Je pense sincèrement qu’à force de vouloir simplifier à l’extrème la gestion de projet, et en se focalisant trop sur le développement au détriment des autres étapes du projet, on perd de vue l’ensemble du travail nécessaire. En gérant le workflow global, on a plusieurs effets positifs :

  • Chacun sait ce qu’il a à faire, et pas uniquement les développeurs. Les clients, les designers, les chefs de projets, … tout le monde peut avoir une todo-list claire lui indiquant ses priorités à un instant T (écrire une spécification, relire du code, valider un projet en pré-production, etc.).
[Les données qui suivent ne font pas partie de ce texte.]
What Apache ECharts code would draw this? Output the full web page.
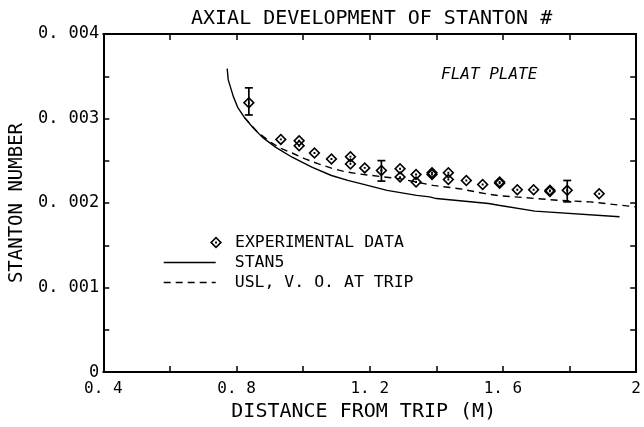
<!DOCTYPE html>
<html>
<head>
<meta charset="UTF-8">
<script src="https://cdn.jsdelivr.net/npm/echarts@6/dist/echarts.min.js"></script>
<style>
  html, body { margin: 0; padding: 0; background: #fff; }
  #chart { width: 644px; height: 427px; }
</style>
</head>
<body>
<div id="chart"></div>
<script>
// ---- data ----
var xTicks = [0.4, 0.8, 1.2, 1.6, 2];
var xTickLabels = ['0. 4', '0. 8', '1. 2', '1. 6', '2'];
var yTicks = [0, 0.001, 0.002, 0.003, 0.004];
var yTickLabels = ['0', '0. 001', '0. 002', '0. 003', '0. 004'];

// experimental data (x, Stanton number)
var expData = [
  [0.837, 0.003187], [0.933, 0.002753], [0.988, 0.002737], [0.988, 0.002678],
  [1.034, 0.002592], [1.085, 0.002522], [1.142, 0.002549], [1.142, 0.002463],
  [1.185, 0.002416], [1.235, 0.002385], [1.291, 0.002405], [1.291, 0.002307],
  [1.339, 0.002338], [1.339, 0.002249], [1.387, 0.002358], [1.387, 0.002338],
  [1.436, 0.002358], [1.436, 0.002279], [1.490, 0.002267], [1.539, 0.002220],
  [1.590, 0.002249], [1.590, 0.002235], [1.643, 0.002158], [1.692, 0.002158],
  [1.741, 0.002150], [1.741, 0.002138], [1.793, 0.002150], [1.889, 0.002111]
];

// error bars: x, low, high
var errX = [0.837, 1.235, 1.793];
var errLow = [0.003042, 0.002260, 0.002014];
var errHigh = [0.003363, 0.002502, 0.002267];

// STAN5 prediction
var stansData = [
  [0.772, 0.00359], [0.775, 0.00346], [0.790, 0.003265], [0.804, 0.003128],
  [0.824, 0.003011], [0.849, 0.002894], [0.878, 0.002777], [0.918, 0.002659],
  [0.967, 0.002542], [1.026, 0.002425], [1.085, 0.002326], [1.134, 0.002268],
  [1.173, 0.002229], [1.252, 0.002150], [1.341, 0.002091], [1.380, 0.002073],
  [1.400, 0.002053], [1.557, 0.001994], [1.587, 0.001974], [1.696, 0.001904],
  [1.950, 0.001838]
];

// USL, V.O. at trip
var uslData = [
  [0.824, 0.003011], [0.863, 0.002839], [0.903, 0.002718], [0.937, 0.002640],
  [0.967, 0.002592], [1.006, 0.002522], [1.046, 0.002463], [1.085, 0.002413],
  [1.124, 0.002373], [1.164, 0.002346], [1.291, 0.002287], [1.390, 0.002209],
  [1.469, 0.002170], [1.547, 0.002111], [1.587, 0.002088], [1.764, 0.002033],
  [1.861, 0.002014], [2.000, 0.001955]
];

var FONT = 'DejaVu Sans Mono';
// open diamond with a dot in the middle
var diamond = 'path://M5,0L10,5L5,10L0,5Z M5,1.9L1.9,5L5,8.1L8.1,5Z M4.2,4.2L5.8,4.2L5.8,5.8L4.2,5.8Z';

function tickLabel(ticks, labels) {
  return function (v) {
    for (var i = 0; i < ticks.length; i++) {
      if (Math.abs(ticks[i] - v) < 1e-9) return labels[i];
    }
    return '';
  };
}

function axisBase(extra) {
  var a = {
    type: 'value',
    axisLine: { show: true, onZero: false, lineStyle: { color: '#000', width: 2 } },
    axisTick: { show: true, inside: true, length: 6, lineStyle: { color: '#000', width: 1.5 } },
    minorTick: { show: true, splitNumber: 2, length: 6, lineStyle: { color: '#000', width: 1.5 } },
    splitLine: { show: false },
    minorSplitLine: { show: false }
  };
  for (var k in extra) a[k] = extra[k];
  return a;
}

var errData = errX.map(function (x, i) { return [x, errLow[i], errHigh[i]]; });
var legendText = { fontFamily: FONT, fontSize: 16.5, color: '#000' };

var myChart = echarts.init(document.getElementById('chart'));
myChart.setOption({
  animation: false,
  backgroundColor: '#fff',
  title: [
    {
      text: 'AXIAL DEVELOPMENT OF STANTON #',
      left: 186, top: 4,
      textStyle: { fontFamily: FONT, fontSize: 20, fontWeight: 'normal', color: '#000' }
    },
    {
      text: 'FLAT PLATE',
      left: 436, top: 62,
      textStyle: { fontFamily: FONT, fontSize: 16, fontStyle: 'italic', fontWeight: 'normal', color: '#000' }
    }
  ],
  grid: { left: 98, right: 4, top: 34, bottom: 52 },
  legend: [
    {
      data: ['EXPERIMENTAL DATA'],
      left: 210, top: 234, padding: 0,
      itemWidth: 28, itemHeight: 12,
      textStyle: legendText
    },
    {
      data: ['STAN5'],
      left: 163, top: 254, padding: 0,
      itemWidth: 52, itemHeight: 10,
      itemStyle: { opacity: 0 },
      lineStyle: { color: '#000', width: 1.4, type: 'solid' },
      textStyle: Object.assign({ padding: [0, 0, 0, 14] }, legendText)
    },
    {
      data: ['USL, V. O. AT TRIP'],
      left: 163, top: 274, padding: 0,
      itemWidth: 52, itemHeight: 10,
      itemStyle: { opacity: 0 },
      lineStyle: { color: '#000', width: 1.4, type: [7, 5] },
      textStyle: Object.assign({ padding: [0, 0, 0, 14] }, legendText)
    }
  ],
  xAxis: [
    axisBase({
      min: 0.4, max: 2, interval: 0.4, position: 'bottom',
      name: 'DISTANCE FROM TRIP (M)', nameLocation: 'middle', nameGap: 29,
      nameTextStyle: { fontFamily: FONT, fontSize: 20, color: '#000', padding: [0, 12, 0, 0] },
      axisLabel: { margin: 9, fontFamily: FONT, fontSize: 16, color: '#000',
                   formatter: tickLabel(xTicks, xTickLabels) }
    }),
    axisBase({
      min: 0.4, max: 2, interval: 0.4, position: 'top',
      axisLabel: { show: false }
    })
  ],
  yAxis: [
    axisBase({
      min: 0, max: 0.004, interval: 0.001, position: 'left',
      name: 'STANTON NUMBER', nameLocation: 'middle', nameGap: 57,
      nameTextStyle: { fontFamily: FONT, fontSize: 19, color: '#000' },
      axisLabel: { margin: 4, fontFamily: FONT, fontSize: 17, color: '#000',
                   formatter: tickLabel(yTicks, yTickLabels) }
    }),
    axisBase({
      min: 0, max: 0.004, interval: 0.001, position: 'right',
      axisLabel: { show: false }
    })
  ],
  series: [
    {
      name: 'STAN5',
      type: 'line',
      data: stansData,
      symbol: 'none',
      lineStyle: { color: '#000', width: 1.4 },
      itemStyle: { color: '#000' }
    },
    {
      name: 'USL, V. O. AT TRIP',
      type: 'line',
      data: uslData,
      symbol: 'none',
      lineStyle: { color: '#000', width: 1.4, type: [7, 5] },
      itemStyle: { color: '#000' }
    },
    {
      name: 'EXPERIMENTAL DATA',
      type: 'scatter',
      data: expData,
      symbol: diamond,
      symbolSize: 12,
      itemStyle: { color: '#000', opacity: 1 },
      z: 5
    },
    {
      name: 'error',
      type: 'custom',
      data: errData,
      encode: { x: 0, y: [1, 2] },
      z: 6,
      renderItem: function (params, api) {
        var lo = api.coord([api.value(0), api.value(1)]);
        var hi = api.coord([api.value(0), api.value(2)]);
        var w = 4;
        var st = { stroke: '#000', lineWidth: 1.7 };
        return {
          type: 'group',
          children: [
            { type: 'line', shape: { x1: lo[0], y1: lo[1], x2: hi[0], y2: hi[1] }, style: st },
            { type: 'line', shape: { x1: lo[0] - w, y1: lo[1], x2: lo[0] + w, y2: lo[1] }, style: st },
            { type: 'line', shape: { x1: hi[0] - w, y1: hi[1], x2: hi[0] + w, y2: hi[1] }, style: st }
          ]
        };
      }
    }
  ]
});
</script>
</body>
</html>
  • Il est possible de faire un rétro-planning. Chaque étape pouvant avoir une deadline, il est très facile de voir si un projet peut être mis en production à une certaine date. Plutôt que d’attendre de voir si le développement peut commencer à temps, on peut réagir dès que la validation du besoin est en retard.
  • Les personnes qui n’ont pas de notion en gestion de projet et qui ne peuvent pas être formées à l’agile/Scrum/kanban (ce qui est normal et logique dans une entreprise où différents métiers sont représentés) ont une vue claire de l’état d’avancement des projets qui les intéressent.
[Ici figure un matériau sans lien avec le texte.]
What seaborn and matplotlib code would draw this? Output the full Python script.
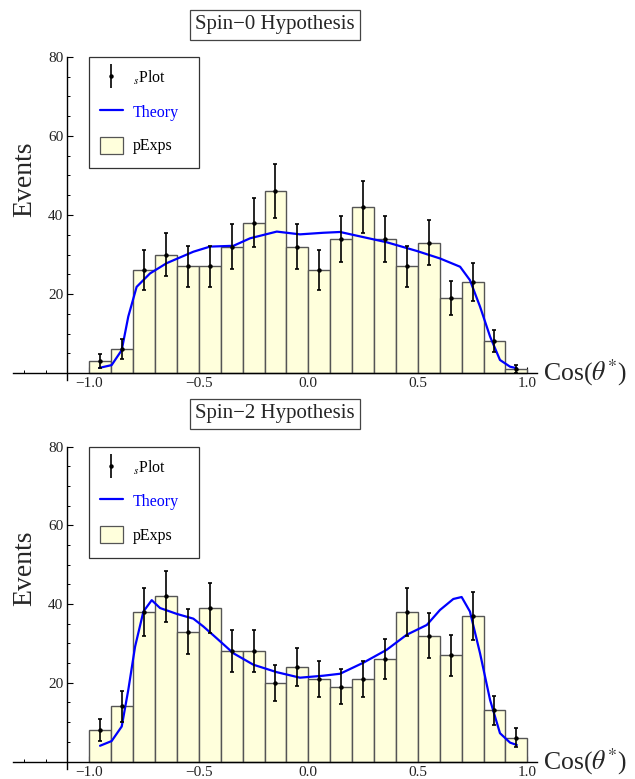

Je ne suis pas en train de dire que le fondement principal de la méthodologie agile − à savoir de découper finement les projets et de faire des itérations courtes pour s’assurer fréquemment qu’on avance dans la bonne direction − est erroné. Pas du tout.
Je dis juste que partout où j’ai vu de l’agile « classique », la gestion de projet était plus une gestion des développements qu’autre chose (avec un peu de validation avant mise en production), et que cela forçait à avoir des process parallèles pour gérer les autres aspects comme les spécifications ou les maquettes. Et la nécessité de former l’ensemble de l’entreprise à l’agile est certes une bonne chose, mais trop souvent les agilistes oublient que la plupart de leurs collègues ont un travail qui n’a rien à voir avec le leur (demander à un marketeux de retenir les concepts du Scrum est illusoire ; un modérateur ne devrait pas se sentir perdu lorsqu’il se retrouve à suivre 1 à 2 projets par semestre).